Thus among these New Guinea people games are played and stories told as charms to ensure good crops.

Thus with these New Guinea people the playing of certain games and the recital of certain legends are alike magical in their intention; they are charms practised to ensure good crops. Both sets of charms appear to be based on the principles of sympathetic magic. In playing the games the players perform acts which are supposed to mimic or at all events to stimulate the corresponding processes in the plants: by swinging high in the air they make the plants grow high; by playing cat's cradle they cause the leaves of the yams to spread and the stalks to intertwine, even as the players spread their hands and twine the string about their fingers; by spinning fruits they make the taro plants to turn and broaden; and by spearing the taro leaves they induce the plants to set tubers.328 In telling the legends the story-tellers mention the names of the powerful beings who first created the fruits of the earth, and the mere mention of their names avails, on the principle of the magical equivalence of names and persons or things, to reproduce the effect.329 The recitation of tales as a charm to promote the growth of the crops is not peculiar to the Kai.

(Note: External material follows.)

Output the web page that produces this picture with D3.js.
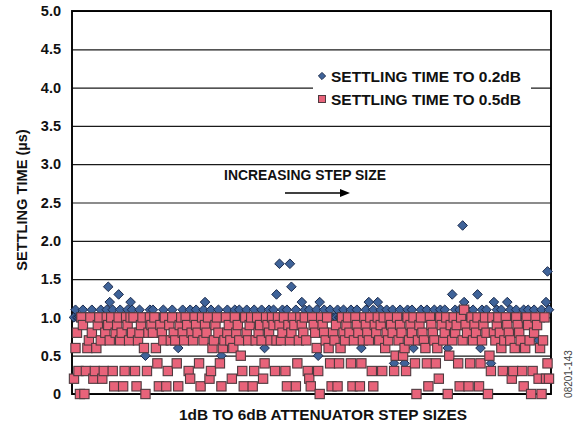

It is practised also by the Bakaua, another tribe of German New Guinea, who inhabit the coast of Huon Gulf, not far from the Kai. These people tell stories in the evening at the time when the yams and taro are ripe, and the stories always end with a prayer to the ancestral spirits, invoked under various more or less figurative designations, such as “a man” or “a cricket,” that they would be pleased to cause countless shoots to sprout, the great tubers to swell, the sugar-cane to thrive, and the bananas to hang in long clusters. “From this we see,” says the missionary who reports the custom, “that the object of telling the stories is to prove to the ancestors, whose spirits are believed to be present at the recitation of the tales which they either invented or inherited, that people always remember them; for which reason they ought to be favourable to their descendants, and above all to bestow their blessings on the shoots which are ready to be planted or on the plants already in the ground.” As the story-teller utters the prayer, he looks towards the house in which the young shoots ready for planting or the ripe fruits are deposited.330

The Yabim of German New Guinea also tell tales on purpose to obtain abundant crops.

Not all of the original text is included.